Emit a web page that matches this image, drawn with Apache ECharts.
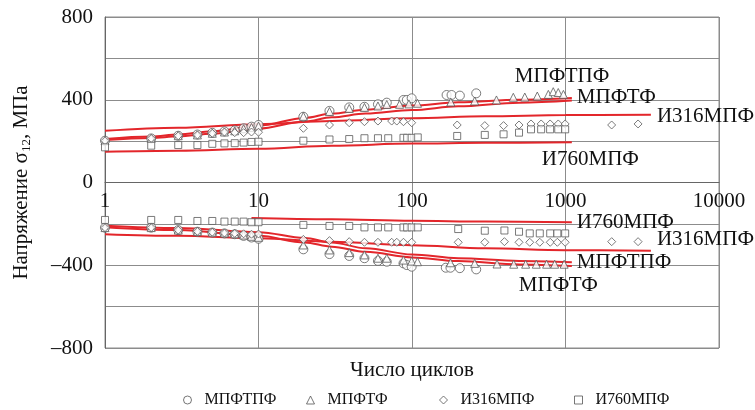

◇ ◇ ◇ ◇ ◇

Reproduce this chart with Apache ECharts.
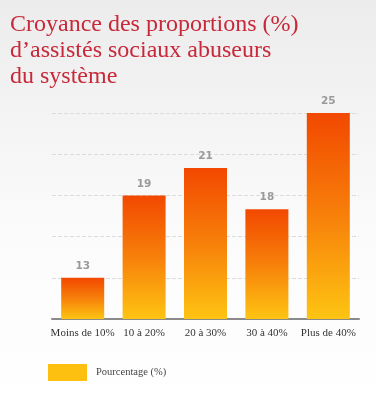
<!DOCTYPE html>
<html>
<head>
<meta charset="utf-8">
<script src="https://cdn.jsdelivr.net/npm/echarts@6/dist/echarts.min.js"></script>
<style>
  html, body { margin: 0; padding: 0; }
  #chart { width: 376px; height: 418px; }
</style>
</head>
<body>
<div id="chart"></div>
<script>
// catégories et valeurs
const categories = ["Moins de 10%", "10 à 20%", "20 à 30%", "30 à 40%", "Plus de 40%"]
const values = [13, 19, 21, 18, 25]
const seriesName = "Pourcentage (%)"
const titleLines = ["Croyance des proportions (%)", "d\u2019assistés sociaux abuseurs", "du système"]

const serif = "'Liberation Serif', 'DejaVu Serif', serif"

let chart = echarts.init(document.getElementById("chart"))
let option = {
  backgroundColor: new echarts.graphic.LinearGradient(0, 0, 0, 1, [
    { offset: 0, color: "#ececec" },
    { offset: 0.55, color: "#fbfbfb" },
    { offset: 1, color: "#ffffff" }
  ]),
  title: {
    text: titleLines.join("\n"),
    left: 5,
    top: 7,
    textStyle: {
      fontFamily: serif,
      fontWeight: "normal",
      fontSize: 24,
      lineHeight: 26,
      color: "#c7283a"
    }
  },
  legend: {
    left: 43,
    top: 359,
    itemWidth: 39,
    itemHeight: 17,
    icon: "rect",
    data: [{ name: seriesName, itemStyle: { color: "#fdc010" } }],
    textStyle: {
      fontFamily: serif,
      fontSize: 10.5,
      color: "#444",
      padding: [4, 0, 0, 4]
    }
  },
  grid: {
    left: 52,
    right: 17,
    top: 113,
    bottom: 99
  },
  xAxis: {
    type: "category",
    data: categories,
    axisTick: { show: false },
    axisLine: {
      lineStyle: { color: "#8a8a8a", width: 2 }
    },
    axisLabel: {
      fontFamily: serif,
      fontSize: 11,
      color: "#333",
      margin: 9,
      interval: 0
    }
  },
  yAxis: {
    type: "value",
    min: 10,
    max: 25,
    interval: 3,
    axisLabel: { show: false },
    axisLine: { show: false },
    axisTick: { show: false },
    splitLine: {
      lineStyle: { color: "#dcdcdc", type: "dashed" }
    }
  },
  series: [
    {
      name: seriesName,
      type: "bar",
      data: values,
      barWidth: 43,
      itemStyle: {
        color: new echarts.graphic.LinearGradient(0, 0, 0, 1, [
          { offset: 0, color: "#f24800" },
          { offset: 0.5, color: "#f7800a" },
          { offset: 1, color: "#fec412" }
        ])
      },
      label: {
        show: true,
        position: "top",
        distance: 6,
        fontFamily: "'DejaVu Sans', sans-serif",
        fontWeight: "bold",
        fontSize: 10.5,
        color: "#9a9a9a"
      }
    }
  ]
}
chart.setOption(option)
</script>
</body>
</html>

◇ ◇ ◇ ◇ ◇

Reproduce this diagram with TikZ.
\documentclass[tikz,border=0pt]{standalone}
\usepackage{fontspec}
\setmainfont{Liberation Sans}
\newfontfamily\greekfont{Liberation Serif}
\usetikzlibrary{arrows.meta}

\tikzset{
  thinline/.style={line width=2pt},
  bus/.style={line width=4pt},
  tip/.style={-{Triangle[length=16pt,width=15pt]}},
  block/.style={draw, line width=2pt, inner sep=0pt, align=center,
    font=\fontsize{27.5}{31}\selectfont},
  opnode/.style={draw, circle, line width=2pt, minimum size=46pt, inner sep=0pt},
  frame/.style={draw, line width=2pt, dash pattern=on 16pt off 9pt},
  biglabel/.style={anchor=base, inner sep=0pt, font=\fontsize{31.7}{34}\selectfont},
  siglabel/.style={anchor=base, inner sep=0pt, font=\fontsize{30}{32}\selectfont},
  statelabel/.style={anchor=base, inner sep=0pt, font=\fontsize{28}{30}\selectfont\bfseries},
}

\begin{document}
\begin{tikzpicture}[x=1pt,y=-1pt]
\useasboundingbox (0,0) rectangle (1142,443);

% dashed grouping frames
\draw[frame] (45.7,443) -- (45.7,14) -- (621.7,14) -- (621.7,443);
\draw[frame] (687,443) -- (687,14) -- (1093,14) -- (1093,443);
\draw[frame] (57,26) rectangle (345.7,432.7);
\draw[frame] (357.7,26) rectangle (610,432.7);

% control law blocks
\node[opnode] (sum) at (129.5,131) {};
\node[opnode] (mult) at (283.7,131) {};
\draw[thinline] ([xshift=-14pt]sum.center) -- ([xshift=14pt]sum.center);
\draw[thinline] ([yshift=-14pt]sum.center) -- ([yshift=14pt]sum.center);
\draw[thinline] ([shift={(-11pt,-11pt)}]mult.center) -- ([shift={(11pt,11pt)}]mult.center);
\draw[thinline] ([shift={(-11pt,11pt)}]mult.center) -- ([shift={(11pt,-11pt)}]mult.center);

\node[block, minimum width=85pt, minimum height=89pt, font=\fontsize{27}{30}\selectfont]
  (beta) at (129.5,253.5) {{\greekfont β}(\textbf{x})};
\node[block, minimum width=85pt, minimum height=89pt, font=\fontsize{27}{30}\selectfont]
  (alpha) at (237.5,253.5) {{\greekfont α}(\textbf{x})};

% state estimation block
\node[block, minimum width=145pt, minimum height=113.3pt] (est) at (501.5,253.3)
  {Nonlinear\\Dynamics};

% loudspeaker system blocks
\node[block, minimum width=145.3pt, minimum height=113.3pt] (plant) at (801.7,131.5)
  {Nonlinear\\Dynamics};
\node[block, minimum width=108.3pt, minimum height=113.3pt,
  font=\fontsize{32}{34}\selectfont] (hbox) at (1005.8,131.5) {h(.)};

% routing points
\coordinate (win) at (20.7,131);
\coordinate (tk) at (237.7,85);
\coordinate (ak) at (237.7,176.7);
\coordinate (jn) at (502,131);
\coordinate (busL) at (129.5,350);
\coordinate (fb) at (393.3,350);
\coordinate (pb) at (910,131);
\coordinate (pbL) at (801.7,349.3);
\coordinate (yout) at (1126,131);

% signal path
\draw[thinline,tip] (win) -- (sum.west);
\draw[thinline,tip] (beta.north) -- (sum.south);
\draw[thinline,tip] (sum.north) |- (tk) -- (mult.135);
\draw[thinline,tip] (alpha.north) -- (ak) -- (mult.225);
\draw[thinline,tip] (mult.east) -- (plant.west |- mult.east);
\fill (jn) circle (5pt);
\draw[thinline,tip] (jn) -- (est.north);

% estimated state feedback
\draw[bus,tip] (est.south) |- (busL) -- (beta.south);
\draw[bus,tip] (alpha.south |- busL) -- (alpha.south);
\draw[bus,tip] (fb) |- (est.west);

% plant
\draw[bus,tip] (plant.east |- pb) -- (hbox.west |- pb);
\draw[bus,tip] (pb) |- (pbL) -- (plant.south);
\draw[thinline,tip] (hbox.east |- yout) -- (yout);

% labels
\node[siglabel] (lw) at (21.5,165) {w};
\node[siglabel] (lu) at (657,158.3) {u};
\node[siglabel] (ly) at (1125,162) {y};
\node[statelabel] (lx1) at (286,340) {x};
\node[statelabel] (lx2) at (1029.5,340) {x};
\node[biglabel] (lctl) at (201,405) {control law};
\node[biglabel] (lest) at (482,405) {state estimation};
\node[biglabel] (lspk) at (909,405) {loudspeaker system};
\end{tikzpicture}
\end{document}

◇ ◇ ◇ ◇ ◇

Problem description: In the listing above, locate the line containing "Reproduce this diagram with TikZ." and the line containing "(357.7,26) rectangle (610,432.7);". Transcribe those two lines and everything between them, exactly as written.

Task result:
Reproduce this diagram with TikZ.
\documentclass[tikz,border=0pt]{standalone}
\usepackage{fontspec}
\setmainfont{Liberation Sans}
\newfontfamily\greekfont{Liberation Serif}
\usetikzlibrary{arrows.meta}

\tikzset{
  thinline/.style={line width=2pt},
  bus/.style={line width=4pt},
  tip/.style={-{Triangle[length=16pt,width=15pt]}},
  block/.style={draw, line width=2pt, inner sep=0pt, align=center,
    font=\fontsize{27.5}{31}\selectfont},
  opnode/.style={draw, circle, line width=2pt, minimum size=46pt, inner sep=0pt},
  frame/.style={draw, line width=2pt, dash pattern=on 16pt off 9pt},
  biglabel/.style={anchor=base, inner sep=0pt, font=\fontsize{31.7}{34}\selectfont},
  siglabel/.style={anchor=base, inner sep=0pt, font=\fontsize{30}{32}\selectfont},
  statelabel/.style={anchor=base, inner sep=0pt, font=\fontsize{28}{30}\selectfont\bfseries},
}

\begin{document}
\begin{tikzpicture}[x=1pt,y=-1pt]
\useasboundingbox (0,0) rectangle (1142,443);

% dashed grouping frames
\draw[frame] (45.7,443) -- (45.7,14) -- (621.7,14) -- (621.7,443);
\draw[frame] (687,443) -- (687,14) -- (1093,14) -- (1093,443);
\draw[frame] (57,26) rectangle (345.7,432.7);
\draw[frame] (357.7,26) rectangle (610,432.7);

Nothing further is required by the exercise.